Segundo ele, cada familiar enfrenta as consequências da tragédia de diferentes formas, mas o desejo por justiça é sentido por todos. 

— Até agora nessa questão dos 10 anos, as pessoas acham que deve ser esquecido. Mas se é uma situação que não podemos deixar cair no esquecimento. E de fato, todos os familiares, enquanto a justiça não for feita, o pessoal não vai ter aquele descanso que deveria ter.

A força do amor

Carina Corrêa acaricia emocionada o rosto da filha, uma das 242 vítimas da Kiss. A foto simula como o rosto da jovem estaria hoje, 10 anos depois. Foto: Eduardo Ramos (Diário)
  

A auxiliar de Nutrição Carina Corrêa perdeu a primogênita Thanise Corrêa na Kiss. Aos 18 anos, a jovem estudava Filosofia no Centro Universitário Franciscano e dividia com a mãe a paixão por questionar injustiças. 

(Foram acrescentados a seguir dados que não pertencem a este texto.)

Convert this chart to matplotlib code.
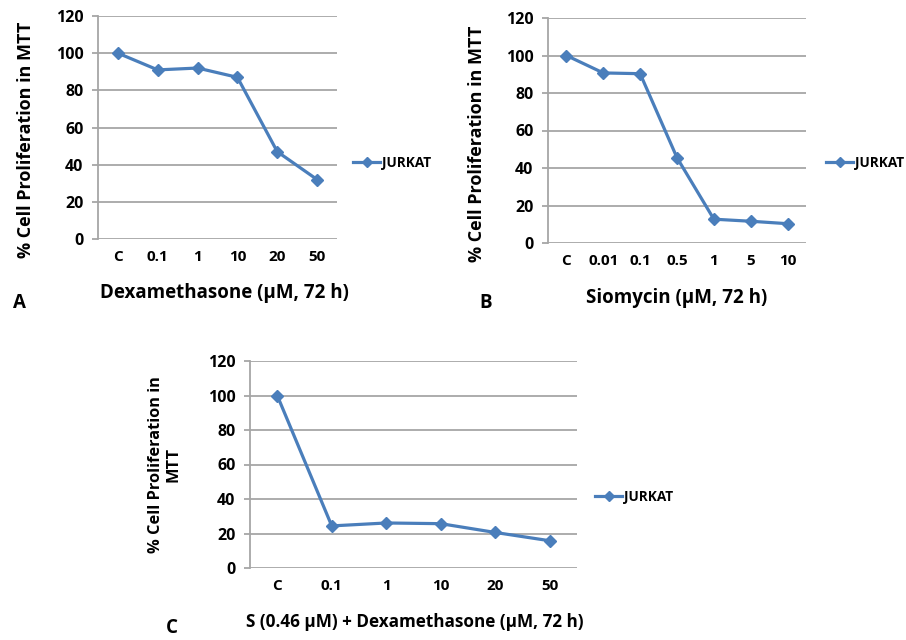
import matplotlib
matplotlib.use("Agg")
import matplotlib.pyplot as plt

plt.rcParams["font.family"] = ["Open Sans", "DejaVu Sans"]
plt.rcParams["font.weight"] = "bold"

# ── data ─────────────────────────────────────────────────────────────────────
dex_labels = ["C", "0.1", "1", "10", "20", "50"]
dex_values = [100, 91, 92, 87, 47, 32]

sio_labels = ["C", "0.01", "0.1", "0.5", "1", "5", "10"]
sio_values = [100, 90.7, 90.3, 45.5, 12.7, 11.6, 10.3]

combo_labels = ["C", "0.1", "1", "10", "20", "50"]
combo_values = [100, 24.4, 26.1, 25.7, 20.6, 15.8]

yticks = [0, 20, 40, 60, 80, 100, 120]

LINE = "#4a7ebb"
GRID = "#a6a6a6"
W, H = 906, 640

fig = plt.figure(figsize=(W / 100, H / 100), dpi=100)
fig.patch.set_facecolor("white")


def px_axes(left, top, right, bottom):
    return fig.add_axes([left / W, 1 - bottom / H, (right - left) / W, (bottom - top) / H])


def panel(ax, labels, values, ylabel, ylab_xy, xlabel, xlab_xy, leg_xy, letter, letter_px,
          label_size=13.5):
    x = list(range(len(labels)))
    ax.plot(x, values, color=LINE, lw=2.3, marker="D", ms=6, label="JURKAT")
    ax.set_xlim(-0.5, len(labels) - 0.5)
    ax.set_ylim(0, 120)
    ax.set_yticks(yticks)
    ax.set_xticks(x)
    ax.set_xticklabels(labels)
    ax.grid(axis="y", color=GRID, lw=1.3)
    ax.set_axisbelow(True)
    for s in ["top", "right", "bottom"]:
        ax.spines[s].set_visible(False)
    ax.spines["left"].set_color(GRID)
    ax.spines["left"].set_linewidth(1.3)
    ax.tick_params(axis="y", length=4.5, width=1.3, color=GRID, pad=6, labelsize=11.5)
    ax.tick_params(axis="x", length=0, pad=8, labelsize=11)
    for t in ax.get_xticklabels() + ax.get_yticklabels():
        t.set_fontweight("bold")
    ax.set_ylabel(ylabel, fontsize=label_size - 0.5, fontweight="bold", linespacing=1.05)
    ax.yaxis.set_label_coords(*ylab_xy)
    ax.text(xlab_xy[0], xlab_xy[1], xlabel, transform=ax.transAxes, ha="center",
            va="center", fontsize=label_size, fontweight="bold")
    leg = ax.legend(loc="center left", bbox_to_anchor=leg_xy, frameon=False,
                    borderpad=0, borderaxespad=0, handlelength=2.0,
                    handletextpad=0.1, fontsize=9.8, markerscale=0.9)
    for t in leg.get_texts():
        t.set_fontweight("bold")
    fig.text(letter_px[0] / W, 1 - letter_px[1] / H, letter, ha="center",
             va="center", fontsize=13.5, fontweight="bold")


axA = px_axes(98, 16, 337, 239)
panel(axA, dex_labels, dex_values, "% Cell Proliferation in MTT", (-0.264, 0.444),
      "Dexamethasone (\u00b5M, 72 h)", (0.531, -0.242), (1.067, 0.341), "A", (19, 303))

axB = px_axes(548, 18, 806, 243)
panel(axB, sio_labels, sio_values, "% Cell Proliferation in MTT", (-0.240, 0.44),
      "Siomycin (\u00b5M, 72 h)", (0.5, -0.244), (1.078, 0.356), "B", (486, 303))

axC = px_axes(250, 361, 577, 568)
panel(axC, combo_labels, combo_values, "% Cell Proliferation in\nMTT", (-0.211, 0.498),
      "S (0.46 \u00b5M) + Dexamethasone (\u00b5M, 72 h)", (0.505, -0.261),
      (1.055, 0.343), "C", (172, 628), label_size=12.3)

fig.savefig("out.png", dpi=100, facecolor="white")
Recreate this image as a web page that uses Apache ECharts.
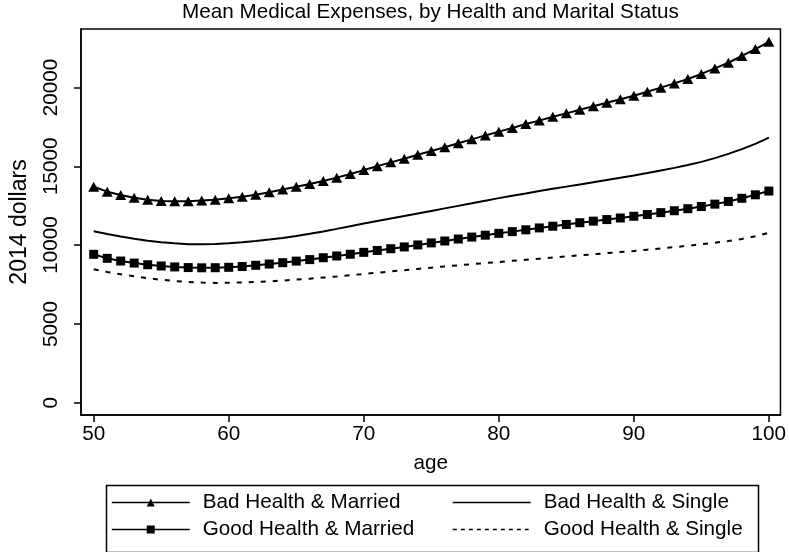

Ainda que o incêndio tenha sido a maior tragédia da história de Santa Maria e do Rio Grande do Sul, não foram raras as vezes que Carina se deparou com opiniões sobre esquecer o que aconteceu para que as vítimas pudessem descansar. Apesar da frustração, a mãe de Dime, apelido carinhoso que deu para Thanise,  decidiu transformar o desdém em força para lutar pela preservação da memória da filha:

— Nossas crianças já estão descansando. Quem fala isso é porque não consegue entender a gravidade e a dimensão que a tragédia teve para o mundo. Feridas foram abertas quando eles saíram para se divertir e nós os encontramos, sem vida, deitados em um chão frio de um ginásio. Não se pode apagar o passado, mas parece que essa é a vontade de algumas pessoas. Mesmo que a ausência da minha filha e de mais 241 crianças doa a vida inteira, as homenagens fazem com que todo o amor que eles representam em nossas vidas seja lembrado. É por amor, e não por vingança.